Kelak, setelah menyelesaikan studi dan dilantik menjadi seorang dokter, saya berencana untuk melanjutkan pendidikan dokter spesialis bedah thorax dan kardiovaskuler (Sp. BTKV). Saya juga berencana mengabdi di daerah saya sendiri, Kabupaten Pandeglang, Banten. Saya ingin sekali membangun klinik di sana, baik klinik umum, maupun khusus jantung. Namun, saya tidak akan mematok biaya yang tinggi, terutama untuk pasien yang dari keluarga kurang mampu. Selain itu, saya berencana untuk berusaha bekerja sama dengan Pemerintah Daerah untuk membangun rumah sakit cabang di daerah selatan Pandeglang.
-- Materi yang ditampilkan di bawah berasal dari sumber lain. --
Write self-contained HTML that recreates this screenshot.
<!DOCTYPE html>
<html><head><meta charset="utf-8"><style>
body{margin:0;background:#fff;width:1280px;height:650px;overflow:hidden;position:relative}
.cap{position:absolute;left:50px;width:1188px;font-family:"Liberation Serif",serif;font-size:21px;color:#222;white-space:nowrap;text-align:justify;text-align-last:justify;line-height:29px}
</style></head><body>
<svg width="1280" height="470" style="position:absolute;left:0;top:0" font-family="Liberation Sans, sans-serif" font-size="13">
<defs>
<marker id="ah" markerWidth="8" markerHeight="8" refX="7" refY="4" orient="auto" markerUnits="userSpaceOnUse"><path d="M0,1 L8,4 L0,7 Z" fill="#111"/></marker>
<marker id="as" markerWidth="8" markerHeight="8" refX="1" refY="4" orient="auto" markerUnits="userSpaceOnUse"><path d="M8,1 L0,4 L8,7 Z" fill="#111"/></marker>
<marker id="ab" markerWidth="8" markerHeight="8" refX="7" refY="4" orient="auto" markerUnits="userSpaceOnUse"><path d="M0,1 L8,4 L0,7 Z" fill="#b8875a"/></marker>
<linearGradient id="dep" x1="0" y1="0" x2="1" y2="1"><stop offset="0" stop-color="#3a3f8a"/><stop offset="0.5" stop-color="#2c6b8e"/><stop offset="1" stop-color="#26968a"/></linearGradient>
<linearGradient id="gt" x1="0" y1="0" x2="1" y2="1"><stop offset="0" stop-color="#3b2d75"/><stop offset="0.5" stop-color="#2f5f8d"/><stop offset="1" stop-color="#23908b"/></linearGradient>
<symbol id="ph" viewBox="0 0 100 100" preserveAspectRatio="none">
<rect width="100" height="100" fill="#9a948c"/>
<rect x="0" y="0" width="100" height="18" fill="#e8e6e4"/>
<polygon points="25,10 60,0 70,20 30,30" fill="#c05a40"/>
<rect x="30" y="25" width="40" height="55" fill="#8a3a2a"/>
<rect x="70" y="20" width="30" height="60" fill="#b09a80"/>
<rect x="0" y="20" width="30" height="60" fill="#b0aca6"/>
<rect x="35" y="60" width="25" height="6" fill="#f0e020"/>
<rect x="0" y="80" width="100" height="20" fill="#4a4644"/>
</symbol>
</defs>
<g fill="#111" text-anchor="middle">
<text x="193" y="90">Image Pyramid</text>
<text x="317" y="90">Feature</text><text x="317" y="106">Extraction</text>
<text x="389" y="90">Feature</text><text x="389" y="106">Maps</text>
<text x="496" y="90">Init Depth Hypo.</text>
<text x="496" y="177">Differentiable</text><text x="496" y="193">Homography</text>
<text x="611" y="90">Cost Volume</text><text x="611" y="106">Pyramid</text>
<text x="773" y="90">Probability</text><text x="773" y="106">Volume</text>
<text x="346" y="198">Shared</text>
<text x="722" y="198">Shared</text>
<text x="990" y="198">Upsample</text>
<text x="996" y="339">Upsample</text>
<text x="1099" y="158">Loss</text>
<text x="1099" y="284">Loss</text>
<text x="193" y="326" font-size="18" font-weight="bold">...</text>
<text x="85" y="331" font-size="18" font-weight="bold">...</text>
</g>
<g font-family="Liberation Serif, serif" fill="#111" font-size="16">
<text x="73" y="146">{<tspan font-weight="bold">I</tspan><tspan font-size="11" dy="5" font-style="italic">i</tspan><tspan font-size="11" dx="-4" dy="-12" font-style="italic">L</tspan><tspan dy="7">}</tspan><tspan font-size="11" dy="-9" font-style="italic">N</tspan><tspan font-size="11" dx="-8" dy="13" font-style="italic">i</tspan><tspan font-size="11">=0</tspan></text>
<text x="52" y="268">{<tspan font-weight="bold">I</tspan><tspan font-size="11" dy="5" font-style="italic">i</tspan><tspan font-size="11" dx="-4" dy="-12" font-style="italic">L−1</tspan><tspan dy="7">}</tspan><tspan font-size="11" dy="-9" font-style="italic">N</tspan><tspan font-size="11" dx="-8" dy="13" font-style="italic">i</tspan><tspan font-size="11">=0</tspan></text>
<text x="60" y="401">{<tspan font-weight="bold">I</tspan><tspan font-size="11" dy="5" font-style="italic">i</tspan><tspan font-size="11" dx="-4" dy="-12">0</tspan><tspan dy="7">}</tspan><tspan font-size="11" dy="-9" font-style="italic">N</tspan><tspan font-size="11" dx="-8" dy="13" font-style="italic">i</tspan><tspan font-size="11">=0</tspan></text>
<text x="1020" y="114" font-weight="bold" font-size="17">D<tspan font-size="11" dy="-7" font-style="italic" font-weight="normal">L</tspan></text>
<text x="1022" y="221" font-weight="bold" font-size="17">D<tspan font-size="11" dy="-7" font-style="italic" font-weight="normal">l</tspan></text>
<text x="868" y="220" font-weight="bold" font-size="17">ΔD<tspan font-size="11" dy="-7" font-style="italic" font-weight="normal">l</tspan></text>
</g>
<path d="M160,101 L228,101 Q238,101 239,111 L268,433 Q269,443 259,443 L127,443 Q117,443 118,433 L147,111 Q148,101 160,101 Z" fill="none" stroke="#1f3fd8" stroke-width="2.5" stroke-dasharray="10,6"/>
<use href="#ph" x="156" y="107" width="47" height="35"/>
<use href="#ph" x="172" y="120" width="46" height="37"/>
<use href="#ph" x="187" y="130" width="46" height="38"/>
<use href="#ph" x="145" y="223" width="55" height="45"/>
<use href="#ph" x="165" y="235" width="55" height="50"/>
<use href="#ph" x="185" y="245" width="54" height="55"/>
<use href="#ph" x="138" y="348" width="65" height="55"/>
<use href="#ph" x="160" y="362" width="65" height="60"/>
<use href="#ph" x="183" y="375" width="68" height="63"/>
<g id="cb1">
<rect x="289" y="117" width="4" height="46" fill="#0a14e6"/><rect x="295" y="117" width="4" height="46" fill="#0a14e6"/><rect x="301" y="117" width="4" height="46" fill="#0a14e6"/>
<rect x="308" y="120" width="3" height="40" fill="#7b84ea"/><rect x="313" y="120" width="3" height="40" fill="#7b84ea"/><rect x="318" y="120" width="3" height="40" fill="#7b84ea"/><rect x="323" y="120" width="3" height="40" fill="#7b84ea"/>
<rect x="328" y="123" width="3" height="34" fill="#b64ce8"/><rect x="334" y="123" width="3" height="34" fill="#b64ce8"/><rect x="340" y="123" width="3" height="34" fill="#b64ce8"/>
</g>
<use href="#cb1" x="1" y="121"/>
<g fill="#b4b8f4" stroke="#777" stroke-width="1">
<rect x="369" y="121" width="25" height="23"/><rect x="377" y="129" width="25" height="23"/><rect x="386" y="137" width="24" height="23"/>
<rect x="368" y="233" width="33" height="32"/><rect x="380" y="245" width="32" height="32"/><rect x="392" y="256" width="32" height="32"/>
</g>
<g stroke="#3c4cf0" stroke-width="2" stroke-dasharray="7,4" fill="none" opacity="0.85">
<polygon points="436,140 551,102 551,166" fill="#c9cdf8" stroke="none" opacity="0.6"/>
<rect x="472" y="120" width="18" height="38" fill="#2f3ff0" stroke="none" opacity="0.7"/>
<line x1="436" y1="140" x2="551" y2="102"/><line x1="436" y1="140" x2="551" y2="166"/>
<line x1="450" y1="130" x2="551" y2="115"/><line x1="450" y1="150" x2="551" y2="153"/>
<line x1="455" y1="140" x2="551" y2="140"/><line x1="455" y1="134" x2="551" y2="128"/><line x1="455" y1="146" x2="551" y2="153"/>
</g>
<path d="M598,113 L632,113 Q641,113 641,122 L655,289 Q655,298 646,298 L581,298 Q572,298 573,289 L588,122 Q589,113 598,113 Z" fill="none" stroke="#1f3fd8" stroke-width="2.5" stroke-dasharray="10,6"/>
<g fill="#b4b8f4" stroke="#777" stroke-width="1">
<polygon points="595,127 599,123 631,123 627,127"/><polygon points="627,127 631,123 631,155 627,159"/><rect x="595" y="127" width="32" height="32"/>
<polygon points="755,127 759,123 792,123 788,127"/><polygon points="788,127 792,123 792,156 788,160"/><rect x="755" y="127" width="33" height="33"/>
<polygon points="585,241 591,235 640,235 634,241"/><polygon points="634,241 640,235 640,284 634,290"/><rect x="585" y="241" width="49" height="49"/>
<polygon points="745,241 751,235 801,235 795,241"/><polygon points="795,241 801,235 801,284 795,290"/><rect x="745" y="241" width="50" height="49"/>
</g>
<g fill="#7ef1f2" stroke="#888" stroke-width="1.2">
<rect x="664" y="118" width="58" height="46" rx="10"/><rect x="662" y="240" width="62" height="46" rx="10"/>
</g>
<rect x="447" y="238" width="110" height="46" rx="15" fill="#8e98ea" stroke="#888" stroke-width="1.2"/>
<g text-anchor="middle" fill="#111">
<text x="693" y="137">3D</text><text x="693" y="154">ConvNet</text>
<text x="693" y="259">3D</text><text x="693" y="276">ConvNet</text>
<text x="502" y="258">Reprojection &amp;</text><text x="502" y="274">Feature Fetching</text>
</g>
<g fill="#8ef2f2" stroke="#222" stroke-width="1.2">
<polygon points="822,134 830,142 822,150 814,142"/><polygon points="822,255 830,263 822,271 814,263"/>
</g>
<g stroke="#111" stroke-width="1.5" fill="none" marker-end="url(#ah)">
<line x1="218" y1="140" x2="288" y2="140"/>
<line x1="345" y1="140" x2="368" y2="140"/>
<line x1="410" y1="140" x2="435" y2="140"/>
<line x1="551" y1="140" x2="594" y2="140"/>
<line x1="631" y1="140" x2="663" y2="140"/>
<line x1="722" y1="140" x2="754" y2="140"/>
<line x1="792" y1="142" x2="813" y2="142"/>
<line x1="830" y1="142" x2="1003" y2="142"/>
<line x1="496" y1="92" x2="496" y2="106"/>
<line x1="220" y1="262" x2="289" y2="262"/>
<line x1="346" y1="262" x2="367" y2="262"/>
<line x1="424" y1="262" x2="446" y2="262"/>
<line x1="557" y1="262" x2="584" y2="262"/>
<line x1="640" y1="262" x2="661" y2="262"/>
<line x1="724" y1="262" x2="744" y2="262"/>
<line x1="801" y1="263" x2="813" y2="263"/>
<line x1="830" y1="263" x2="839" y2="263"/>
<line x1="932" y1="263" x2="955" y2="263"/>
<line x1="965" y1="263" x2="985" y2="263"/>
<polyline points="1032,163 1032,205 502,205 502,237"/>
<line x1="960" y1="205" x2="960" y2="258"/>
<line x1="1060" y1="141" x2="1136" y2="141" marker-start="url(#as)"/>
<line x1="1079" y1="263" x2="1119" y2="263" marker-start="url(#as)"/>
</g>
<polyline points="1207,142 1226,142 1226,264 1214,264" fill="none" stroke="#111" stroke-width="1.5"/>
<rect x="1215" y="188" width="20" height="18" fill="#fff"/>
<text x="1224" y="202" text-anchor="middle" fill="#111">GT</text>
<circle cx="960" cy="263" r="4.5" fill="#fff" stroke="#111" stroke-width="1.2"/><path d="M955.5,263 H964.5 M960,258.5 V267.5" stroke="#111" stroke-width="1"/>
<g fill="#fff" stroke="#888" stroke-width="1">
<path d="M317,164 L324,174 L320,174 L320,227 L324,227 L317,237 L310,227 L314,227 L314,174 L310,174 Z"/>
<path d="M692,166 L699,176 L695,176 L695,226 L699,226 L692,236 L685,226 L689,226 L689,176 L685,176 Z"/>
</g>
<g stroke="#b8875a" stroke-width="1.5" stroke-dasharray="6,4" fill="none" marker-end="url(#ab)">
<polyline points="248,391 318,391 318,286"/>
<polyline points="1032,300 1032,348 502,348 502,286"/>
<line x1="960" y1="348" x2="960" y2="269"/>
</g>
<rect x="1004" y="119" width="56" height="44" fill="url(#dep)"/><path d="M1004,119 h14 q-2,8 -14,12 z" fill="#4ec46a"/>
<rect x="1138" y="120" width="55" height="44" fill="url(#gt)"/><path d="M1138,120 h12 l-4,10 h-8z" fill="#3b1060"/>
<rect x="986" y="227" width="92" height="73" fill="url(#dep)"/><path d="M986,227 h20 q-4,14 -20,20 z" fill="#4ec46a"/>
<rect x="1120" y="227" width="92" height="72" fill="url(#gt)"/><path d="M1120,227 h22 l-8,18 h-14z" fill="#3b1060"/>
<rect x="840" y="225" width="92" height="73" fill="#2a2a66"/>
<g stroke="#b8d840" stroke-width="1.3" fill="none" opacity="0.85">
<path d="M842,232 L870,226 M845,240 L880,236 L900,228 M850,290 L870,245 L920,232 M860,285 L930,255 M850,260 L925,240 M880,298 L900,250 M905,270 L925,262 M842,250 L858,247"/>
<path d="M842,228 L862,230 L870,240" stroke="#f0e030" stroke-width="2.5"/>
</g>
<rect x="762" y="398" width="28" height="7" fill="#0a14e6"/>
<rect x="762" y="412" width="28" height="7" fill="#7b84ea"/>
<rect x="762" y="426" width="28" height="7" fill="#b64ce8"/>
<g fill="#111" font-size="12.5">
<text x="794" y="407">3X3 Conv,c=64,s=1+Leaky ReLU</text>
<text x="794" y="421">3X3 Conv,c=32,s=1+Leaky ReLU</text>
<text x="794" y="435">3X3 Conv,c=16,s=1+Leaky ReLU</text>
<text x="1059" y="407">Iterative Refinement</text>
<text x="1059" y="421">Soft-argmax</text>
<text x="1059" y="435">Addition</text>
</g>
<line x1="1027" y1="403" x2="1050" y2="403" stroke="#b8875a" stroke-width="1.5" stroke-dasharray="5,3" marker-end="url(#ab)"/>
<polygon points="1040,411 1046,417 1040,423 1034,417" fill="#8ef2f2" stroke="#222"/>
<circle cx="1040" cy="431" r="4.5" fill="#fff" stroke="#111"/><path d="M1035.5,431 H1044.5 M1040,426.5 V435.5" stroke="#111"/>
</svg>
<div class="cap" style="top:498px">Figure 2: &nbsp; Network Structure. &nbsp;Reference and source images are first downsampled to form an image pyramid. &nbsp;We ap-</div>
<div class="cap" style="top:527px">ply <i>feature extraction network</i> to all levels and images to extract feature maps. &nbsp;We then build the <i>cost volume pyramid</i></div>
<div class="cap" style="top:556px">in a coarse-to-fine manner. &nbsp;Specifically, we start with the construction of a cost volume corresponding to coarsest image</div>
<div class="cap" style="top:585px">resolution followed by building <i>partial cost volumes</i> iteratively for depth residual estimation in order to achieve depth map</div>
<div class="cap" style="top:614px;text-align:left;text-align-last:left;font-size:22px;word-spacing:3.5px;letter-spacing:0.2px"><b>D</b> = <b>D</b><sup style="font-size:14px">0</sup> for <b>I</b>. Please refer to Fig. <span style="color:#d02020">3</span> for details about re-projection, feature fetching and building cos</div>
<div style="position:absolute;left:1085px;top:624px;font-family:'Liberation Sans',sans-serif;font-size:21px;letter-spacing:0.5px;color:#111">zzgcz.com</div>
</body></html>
Hal itu bertujuan, agar tidak ada lagi kasus pasien tidak tertolong sebab fasilitas kesehatan terlalu jauh untuk dijangkau.
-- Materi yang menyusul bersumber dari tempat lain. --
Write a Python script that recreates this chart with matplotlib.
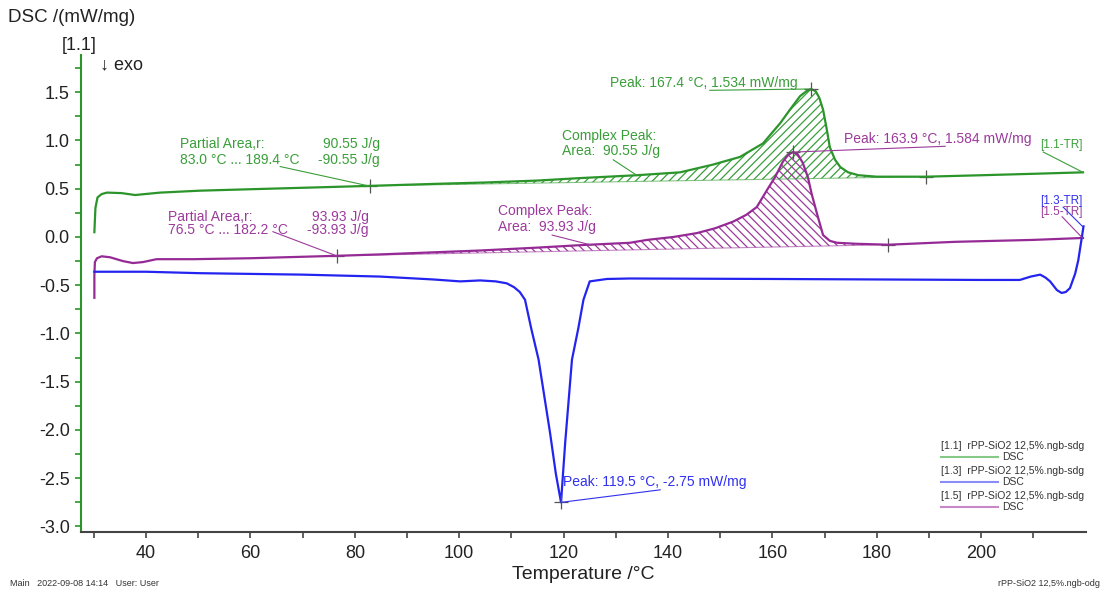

Untuk mewujudkan hal tersebut, semasa perkuliahan, saya akan belajar dengan giat. Setiap semester, saya akan berupaya untuk mencapai target nilai cumlaude dan terus bertahan untuk tetap cumlaude hingga akhir semester 7 nanti. Tidak hanya itu, saya berencana mengikuti beberapa unit kemahasiswaan, seperti mengikuti BEM IKM FKUI, AMSA UI, dan organisasi kerohanian Islam. Saya juga Insya Allah akan turut aktif dalam organisasi paguyuban daerah Banten. Hal tersebut bertujuan agar kemampuan manajemen waktu dan kepemimpinan saya serta jiwa kepedulian lingkungan saya lebih terbentuk. Sehingga kelak, saya bukan hanya menjadi dokter yang mampu mengobati pasien, tapi mampu menjadi dokter yang juga empati, berkepemimpinan dan berjiwa islami.
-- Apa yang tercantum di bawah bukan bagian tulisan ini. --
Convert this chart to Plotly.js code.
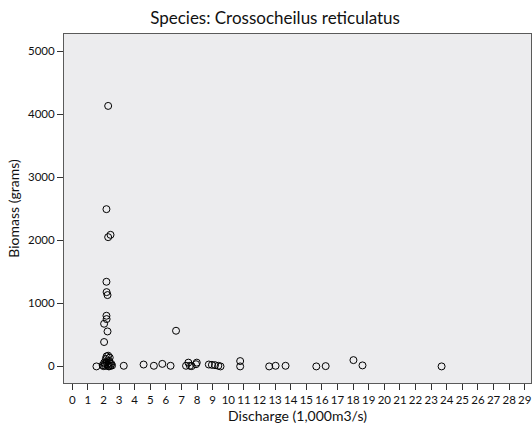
<!DOCTYPE html>
<html>
<head>
<meta charset="utf-8">
<script src="https://cdn.plot.ly/plotly-3.0.1.min.js"></script>
<style>html,body{margin:0;padding:0;background:#fff;}#chart{width:532px;height:432px;}</style>
</head>
<body>
<div id="chart"></div>
<script>
const discharge = [
  2.30, 2.19, 2.30, 2.45, 2.19, 2.20, 2.26, 2.19, 2.20, 2.04, 2.26, 2.04, 6.65,
  1.55, 1.95, 2.00, 2.05, 2.10, 2.15, 2.20, 2.25, 2.30, 2.35, 2.40, 2.45, 2.50, 2.20, 2.30, 2.10, 2.40, 2.55, 2.35, 3.30,
  4.57, 5.23, 5.77, 6.30, 7.29, 7.44, 7.54, 7.65, 7.93, 7.98, 8.75, 8.95, 9.15, 9.36, 9.50,
  10.76, 10.76, 12.62, 13.03, 13.67, 15.64, 16.24, 18.02, 18.60, 23.67
];
const biomass = [
  4133, 2495, 2051, 2088, 1343, 1179, 1132, 804, 751, 677, 555, 387, 566,
  0, 20, 5, 60, 10, 120, 160, 30, 170, 90, 140, 10, 40, 70, 5, 40, 60, 15, 0, 10,
  30, 10, 40, 10, 10, 60, 10, 5, 35, 60, 30, 25, 20, 10, 0,
  85, 0, 0, 10, 10, 0, 5, 100, 16, 0
];
const xTicks = Array.from({length: 30}, (_, i) => i);
const yTicks = [0, 1000, 2000, 3000, 4000, 5000];

const font = "Lato, 'Open Sans', sans-serif";
const axisCommon = {
  showgrid: false, zeroline: false, showline: true, mirror: true,
  linecolor: '#5a5a5a', linewidth: 1, ticks: 'outside', ticklen: 6,
  tickcolor: '#333', tickwidth: 1, tickfont: {family: font, size: 11.5, color: '#111'},
  tickangle: 0, fixedrange: true
};
Plotly.newPlot('chart', [{
  x: discharge, y: biomass, type: 'scatter', mode: 'markers',
  marker: {symbol: 'circle-open', size: 7, color: '#000', line: {width: 1, color: '#000'}},
  hoverinfo: 'skip'
}], {
  width: 532, height: 432,
  margin: {l: 64, r: 1, t: 34, b: 49},
  paper_bgcolor: '#ffffff', plot_bgcolor: '#ececee',
  showlegend: false,
  title: {text: 'Species: Crossocheilus reticulatus', font: {family: font, size: 17, color: '#111'},
          x: 0.517, xanchor: 'center', y: 0.958, yanchor: 'middle', yref: 'container'},
  xaxis: Object.assign({}, axisCommon, {
    range: [-0.53, 29.4], tickvals: xTicks, ticktext: xTicks.map(String),
    title: {text: 'Discharge (1,000m3/s)', font: {family: font, size: 14, color: '#111'}, standoff: 6}
  }),
  yaxis: Object.assign({}, axisCommon, {
    range: [-263, 5274], tickvals: yTicks, ticktext: yTicks.map(String),
    title: {text: 'Biomass (grams)', font: {family: font, size: 14, color: '#111'}, standoff: 5}
  })
}, {staticPlot: true});
</script>
</body>
</html>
Teruntuk adik-adik yang membaca narasi ini, yang memiliki tujuan dan cita-cita yang sama untuk menjadi seorang dokter, yang juga ingin memasuki kampus perjuangan ini, semangat. Perjuangan untuk memasuki institusi yang luar biasa ini bukan perkara yang mudah. Akan ada banyak tantangan yang menghadang, bahkan mampu menggoyahkan. Namun, jika kita memiliki tekad yang kuat dan pantang menyerah untuk terus berjuang, mau berusaha dan berdoa, serta percaya kepada Kuasa Tuhan, tidak ada yang tidak mungkin. Meski berat hadapi dengan senyuman dan semangat. Percayalah, setelah kesulitan itu, pasti ada kemudahan. Tuhan tidak akan pernah membebani seorang hamba diluar kemampuan hamba-Nya tersebut. Tetaplah berusaha dan jangan putus asa. Sertakan selalu Tuhan dalam setiap langkahmu. Meskipun pada akhirnya Tuhan yang menentukan takdir pada masing-masing dari kita, namun tetap, tugas kita sebagai seorang hamba, hanya berusaha. Sisanya, serahkan kepada Tuhan, dalam hal ini tawakal. Ingat selalu, Tuhan tidak akan pernah ingkar pada hamba-Nya yang mau berusaha, dan Tuhan selalu tahu, mana yang terbaik untuk hidup hamba-Nya.
“Sejatinya, menjadi seorang dokter bukan hanya soal menjadi seorang yang pintar. Diperlukan fisik dan mental yang kuat, sebab tugas yang akan kita emban begitu berat. Kita diberikan amanah oleh Tuhan untuk jadi perantara dalam usaha mempertahan kehidupan manusia. Menjadi seorang dokter juga bukan hanya soal mengobati pasien lalu sembuh. Diperlukan karakter yang baik agar dapat memahami keadaan pasien dan mampu berempati padanya.”